The UK’s tax wedge for an average earner, the combined burden of income tax and social security contributions for a single worker is still below the OECD average (roughly 31% versus 35%). Yet these headline comparisons mask significant structural weaknesses. A system that leans on freezes and tapered allowances rather than deliberate design discourages work progression, complicates hiring decisions, and erodes predictability for households and firms.
Today’s labour market adds to the challenge. Unemployment has now risen to around 5%, and while no single tax change can be blamed, increasing employer National Insurance contributions in the last budget during a period of slowing growth clearly does not help job creation. When payroll taxes and threshold freezes interact in unpredictable ways, businesses become more cautious. Uncertainty is itself a drag on hiring.
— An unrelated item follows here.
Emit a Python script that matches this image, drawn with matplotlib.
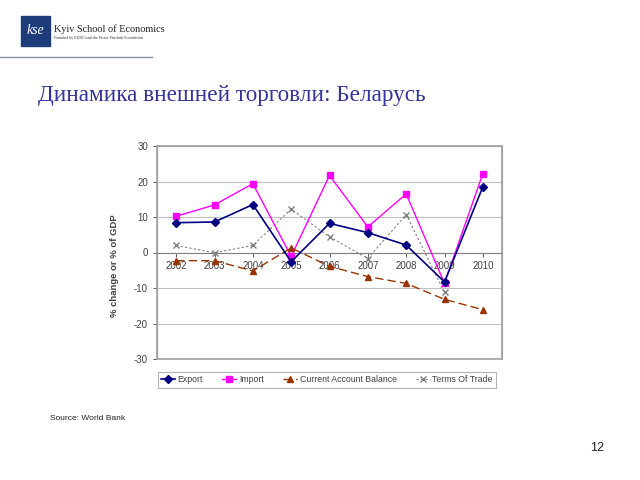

This brings us to the cyclical pattern now entrenched in the UK. Only last year, Rachel Reeves described the major tax-raising Budget she inherited as a ‘one and done’ necessity, an implicit acknowledgement that the country could not sustain repeated rounds of ad-hoc revenue measures. Yet limited fiscal headroom has already brought policymakers back for more. When the Chancellor had the opportunity this week to use a straightforward rise in income tax to break out of the cycle (which was telegraphed by her press briefing earlier) to replace stealth-by-accumulation with a clearer and more deliberate approach, she chose not to take it. The decision appears linked to the Office for Budget Responsibility reportedly revising the fiscal shortfall from £30bn to around £20bn. A smaller black hole may make further postponement seem attractive, but it does nothing to address the structural pressures on the tax base.
The second cost of this approach is uncertainty. When thresholds are frozen for prolonged periods, or allowances sharply taper away at arbitrary income points, neither households nor firms can plan effectively. A worker may find that a modest pay rise triggers a marginal rate spike; a business may find it harder to predict labour costs. Uncertainty discourages investment, undermines labour mobility and suppresses productivity.
The third cost is democratic. A tax system that raises revenue primarily through quiet erosion rather than clear design makes it harder for voters to understand what they are paying for. Without transparency, governments lose the ability to build a stable coalition for reform. Public trust corrodes when tax outcomes feel accidental or confusing.
The UK’s experience offers a lesson that reaches beyond its borders. When policymakers avoid the difficult conversation about how to fund modern public services, either through spending restraint, broad-based taxes or structural reform, they inevitably drift toward piecemeal, indirect methods. At first, these appear to be a clever political compromise. Over time, they accumulate into a system that is less efficient, less fair and less supportive of economic stability.
The Budget on 26 November offers an opportunity to break with this pattern. But the broader lesson is international: hard choices can be postponed, but not avoided. The longer governments rely on hidden mechanisms and fiscal drag, the harder it becomes to build stable, credible tax systems capable of supporting modern economies.